-- BEGIN --

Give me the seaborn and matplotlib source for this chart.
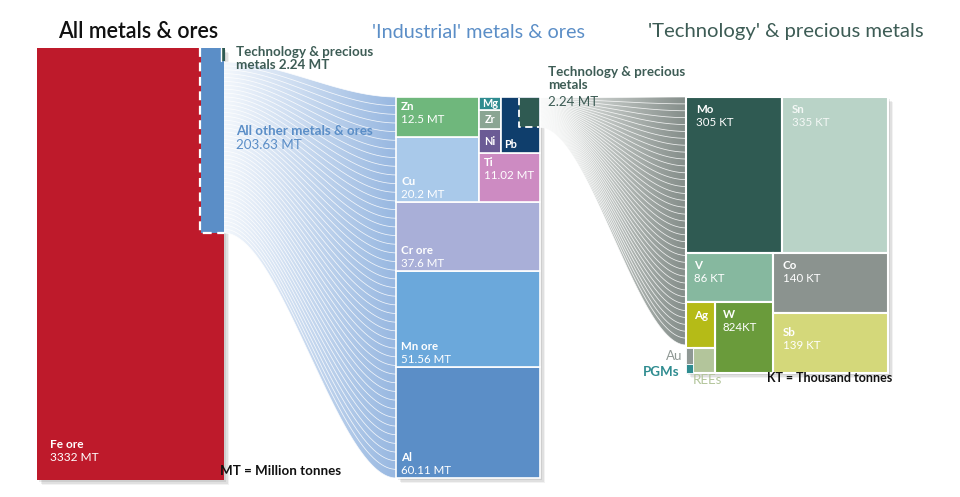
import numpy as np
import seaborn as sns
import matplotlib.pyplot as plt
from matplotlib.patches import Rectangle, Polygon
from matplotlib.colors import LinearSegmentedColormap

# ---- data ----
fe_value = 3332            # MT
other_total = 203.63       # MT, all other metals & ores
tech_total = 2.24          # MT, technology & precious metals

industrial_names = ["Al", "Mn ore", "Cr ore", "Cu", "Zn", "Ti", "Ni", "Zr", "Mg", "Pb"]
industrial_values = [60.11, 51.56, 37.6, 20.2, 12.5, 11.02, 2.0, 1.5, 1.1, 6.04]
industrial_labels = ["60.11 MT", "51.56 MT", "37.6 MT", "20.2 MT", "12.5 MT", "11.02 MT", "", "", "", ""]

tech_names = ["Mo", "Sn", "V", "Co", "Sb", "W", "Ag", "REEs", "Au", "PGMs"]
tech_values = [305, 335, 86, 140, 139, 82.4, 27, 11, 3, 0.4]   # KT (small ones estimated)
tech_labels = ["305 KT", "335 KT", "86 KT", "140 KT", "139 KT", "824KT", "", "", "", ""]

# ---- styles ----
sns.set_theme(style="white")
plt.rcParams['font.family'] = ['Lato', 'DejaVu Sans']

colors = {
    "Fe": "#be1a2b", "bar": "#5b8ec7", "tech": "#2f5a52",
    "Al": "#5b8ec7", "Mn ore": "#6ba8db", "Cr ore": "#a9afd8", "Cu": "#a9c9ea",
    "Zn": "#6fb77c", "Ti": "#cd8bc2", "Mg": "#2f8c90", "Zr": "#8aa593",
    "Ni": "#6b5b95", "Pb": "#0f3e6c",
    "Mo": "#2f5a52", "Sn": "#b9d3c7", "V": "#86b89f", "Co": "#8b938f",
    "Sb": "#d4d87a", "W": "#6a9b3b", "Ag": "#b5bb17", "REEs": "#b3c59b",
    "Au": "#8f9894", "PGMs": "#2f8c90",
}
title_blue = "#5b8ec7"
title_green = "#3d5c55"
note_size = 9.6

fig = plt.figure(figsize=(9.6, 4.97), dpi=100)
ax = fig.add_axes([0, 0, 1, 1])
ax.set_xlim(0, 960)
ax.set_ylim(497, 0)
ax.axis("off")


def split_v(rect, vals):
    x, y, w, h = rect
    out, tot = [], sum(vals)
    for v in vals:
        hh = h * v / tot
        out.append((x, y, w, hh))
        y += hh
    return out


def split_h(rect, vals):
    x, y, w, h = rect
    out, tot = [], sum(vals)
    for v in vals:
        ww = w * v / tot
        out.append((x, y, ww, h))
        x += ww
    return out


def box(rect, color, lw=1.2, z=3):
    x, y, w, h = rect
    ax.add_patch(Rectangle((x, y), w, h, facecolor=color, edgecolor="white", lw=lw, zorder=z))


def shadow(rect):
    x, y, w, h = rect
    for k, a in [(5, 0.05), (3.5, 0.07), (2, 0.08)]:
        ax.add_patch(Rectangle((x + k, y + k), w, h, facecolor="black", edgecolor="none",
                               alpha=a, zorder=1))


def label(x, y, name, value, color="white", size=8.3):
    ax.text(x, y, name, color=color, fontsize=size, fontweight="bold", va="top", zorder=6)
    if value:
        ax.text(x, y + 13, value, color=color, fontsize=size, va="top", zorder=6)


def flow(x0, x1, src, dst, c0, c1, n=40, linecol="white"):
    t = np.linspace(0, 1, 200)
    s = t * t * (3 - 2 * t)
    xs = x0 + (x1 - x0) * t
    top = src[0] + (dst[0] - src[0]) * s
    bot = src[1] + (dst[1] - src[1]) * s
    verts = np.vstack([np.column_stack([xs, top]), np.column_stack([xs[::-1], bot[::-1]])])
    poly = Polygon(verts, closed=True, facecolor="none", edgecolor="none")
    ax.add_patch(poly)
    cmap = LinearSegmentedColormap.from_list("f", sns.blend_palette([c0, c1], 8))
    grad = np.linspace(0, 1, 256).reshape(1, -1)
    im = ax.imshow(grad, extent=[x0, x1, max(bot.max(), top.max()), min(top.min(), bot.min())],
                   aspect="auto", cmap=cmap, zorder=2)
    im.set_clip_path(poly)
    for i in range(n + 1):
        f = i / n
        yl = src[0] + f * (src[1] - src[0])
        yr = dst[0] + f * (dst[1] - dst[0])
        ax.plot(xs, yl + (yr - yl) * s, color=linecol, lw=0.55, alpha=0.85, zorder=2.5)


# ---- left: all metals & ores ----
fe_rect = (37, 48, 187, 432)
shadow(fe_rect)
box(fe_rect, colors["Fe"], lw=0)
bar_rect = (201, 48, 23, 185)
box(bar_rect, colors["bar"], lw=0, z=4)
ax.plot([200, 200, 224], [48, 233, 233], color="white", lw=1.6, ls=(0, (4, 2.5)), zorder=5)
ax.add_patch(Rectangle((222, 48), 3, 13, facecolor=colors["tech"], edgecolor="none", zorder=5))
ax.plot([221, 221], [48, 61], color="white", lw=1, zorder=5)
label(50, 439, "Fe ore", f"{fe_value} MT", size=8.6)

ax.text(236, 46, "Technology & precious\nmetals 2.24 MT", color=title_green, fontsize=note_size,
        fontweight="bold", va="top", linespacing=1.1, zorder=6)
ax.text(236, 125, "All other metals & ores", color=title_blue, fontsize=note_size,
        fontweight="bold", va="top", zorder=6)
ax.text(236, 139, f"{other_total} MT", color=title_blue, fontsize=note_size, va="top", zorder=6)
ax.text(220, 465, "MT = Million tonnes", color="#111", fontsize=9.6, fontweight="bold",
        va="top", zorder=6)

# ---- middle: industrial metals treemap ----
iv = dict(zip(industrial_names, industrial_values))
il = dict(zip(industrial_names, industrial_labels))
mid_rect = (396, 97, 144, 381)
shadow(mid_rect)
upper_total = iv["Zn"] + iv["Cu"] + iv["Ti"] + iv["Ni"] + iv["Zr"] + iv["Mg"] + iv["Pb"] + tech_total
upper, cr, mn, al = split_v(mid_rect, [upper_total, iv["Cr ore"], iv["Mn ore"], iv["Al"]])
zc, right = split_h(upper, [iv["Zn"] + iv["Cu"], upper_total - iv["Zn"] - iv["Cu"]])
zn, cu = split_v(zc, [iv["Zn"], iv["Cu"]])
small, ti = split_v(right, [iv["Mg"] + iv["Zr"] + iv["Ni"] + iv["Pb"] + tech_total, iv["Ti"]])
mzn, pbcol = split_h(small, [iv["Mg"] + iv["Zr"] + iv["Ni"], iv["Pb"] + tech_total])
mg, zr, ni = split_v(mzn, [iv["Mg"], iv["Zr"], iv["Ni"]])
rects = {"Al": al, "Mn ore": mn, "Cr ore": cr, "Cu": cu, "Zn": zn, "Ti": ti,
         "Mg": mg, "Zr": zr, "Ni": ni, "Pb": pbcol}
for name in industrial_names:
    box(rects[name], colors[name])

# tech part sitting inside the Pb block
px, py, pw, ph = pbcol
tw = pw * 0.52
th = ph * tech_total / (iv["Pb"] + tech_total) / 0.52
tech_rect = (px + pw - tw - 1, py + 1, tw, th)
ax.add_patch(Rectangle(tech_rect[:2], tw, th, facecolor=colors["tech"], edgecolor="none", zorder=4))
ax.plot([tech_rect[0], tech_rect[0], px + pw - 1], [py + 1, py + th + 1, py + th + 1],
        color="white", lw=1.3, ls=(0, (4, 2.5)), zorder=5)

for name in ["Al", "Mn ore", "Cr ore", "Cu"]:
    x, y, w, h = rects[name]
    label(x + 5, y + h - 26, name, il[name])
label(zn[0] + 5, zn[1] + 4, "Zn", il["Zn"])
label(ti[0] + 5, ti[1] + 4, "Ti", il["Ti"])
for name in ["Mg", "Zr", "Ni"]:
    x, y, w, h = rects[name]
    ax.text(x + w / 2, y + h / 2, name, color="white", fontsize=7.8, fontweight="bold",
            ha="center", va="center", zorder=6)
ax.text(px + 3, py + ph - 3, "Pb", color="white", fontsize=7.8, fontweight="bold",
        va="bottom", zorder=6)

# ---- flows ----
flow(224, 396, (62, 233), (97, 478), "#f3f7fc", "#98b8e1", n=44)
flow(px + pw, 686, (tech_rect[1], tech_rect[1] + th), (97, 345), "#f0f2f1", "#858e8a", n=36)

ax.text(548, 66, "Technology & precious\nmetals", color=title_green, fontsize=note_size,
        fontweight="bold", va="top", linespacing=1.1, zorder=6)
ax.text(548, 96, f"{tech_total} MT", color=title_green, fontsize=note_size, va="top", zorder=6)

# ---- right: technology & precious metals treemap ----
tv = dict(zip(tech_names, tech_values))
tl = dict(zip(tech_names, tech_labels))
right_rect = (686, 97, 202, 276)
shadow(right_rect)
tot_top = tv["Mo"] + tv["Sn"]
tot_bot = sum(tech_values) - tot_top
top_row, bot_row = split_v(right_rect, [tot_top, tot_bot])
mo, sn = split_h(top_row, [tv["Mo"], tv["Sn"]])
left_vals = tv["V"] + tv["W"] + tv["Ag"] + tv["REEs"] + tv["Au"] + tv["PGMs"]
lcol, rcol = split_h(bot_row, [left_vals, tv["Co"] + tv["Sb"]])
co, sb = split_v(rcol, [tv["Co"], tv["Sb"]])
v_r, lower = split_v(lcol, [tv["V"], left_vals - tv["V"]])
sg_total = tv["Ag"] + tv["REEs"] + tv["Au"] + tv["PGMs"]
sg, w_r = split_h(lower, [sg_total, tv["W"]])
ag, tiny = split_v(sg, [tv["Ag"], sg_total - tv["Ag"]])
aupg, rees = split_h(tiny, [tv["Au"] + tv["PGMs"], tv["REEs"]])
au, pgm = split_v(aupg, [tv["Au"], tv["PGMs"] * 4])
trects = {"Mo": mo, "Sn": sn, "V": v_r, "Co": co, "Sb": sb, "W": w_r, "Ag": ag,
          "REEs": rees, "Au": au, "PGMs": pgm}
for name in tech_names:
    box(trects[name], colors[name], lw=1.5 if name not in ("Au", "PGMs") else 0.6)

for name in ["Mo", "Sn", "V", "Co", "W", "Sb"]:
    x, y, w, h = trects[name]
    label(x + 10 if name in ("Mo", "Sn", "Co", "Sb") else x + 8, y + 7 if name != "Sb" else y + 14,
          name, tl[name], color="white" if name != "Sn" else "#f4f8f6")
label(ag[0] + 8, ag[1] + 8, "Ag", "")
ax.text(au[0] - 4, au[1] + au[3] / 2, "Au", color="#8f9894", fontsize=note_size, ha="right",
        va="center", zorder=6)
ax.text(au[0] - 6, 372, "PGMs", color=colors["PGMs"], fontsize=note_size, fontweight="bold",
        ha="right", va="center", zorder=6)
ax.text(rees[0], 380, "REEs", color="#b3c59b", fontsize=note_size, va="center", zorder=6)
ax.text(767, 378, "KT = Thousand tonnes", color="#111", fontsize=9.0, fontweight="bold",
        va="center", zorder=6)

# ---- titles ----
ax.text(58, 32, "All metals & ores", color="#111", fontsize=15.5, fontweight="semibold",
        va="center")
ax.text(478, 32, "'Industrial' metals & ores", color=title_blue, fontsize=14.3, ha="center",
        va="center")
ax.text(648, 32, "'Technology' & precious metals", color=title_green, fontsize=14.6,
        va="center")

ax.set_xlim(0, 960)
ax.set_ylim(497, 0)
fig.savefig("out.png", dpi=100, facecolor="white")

-- END --

WHAT YOU SHOULD DO: Give again exactly the lines running from the beginning of the material above through the line that contains "tech_total = 2.24", and leave out every picture.

FINISHED ANSWER:
Give me the seaborn and matplotlib source for this chart.
import numpy as np
import seaborn as sns
import matplotlib.pyplot as plt
from matplotlib.patches import Rectangle, Polygon
from matplotlib.colors import LinearSegmentedColormap

# ---- data ----
fe_value = 3332            # MT
other_total = 203.63       # MT, all other metals & ores
tech_total = 2.24          # MT, technology & precious metals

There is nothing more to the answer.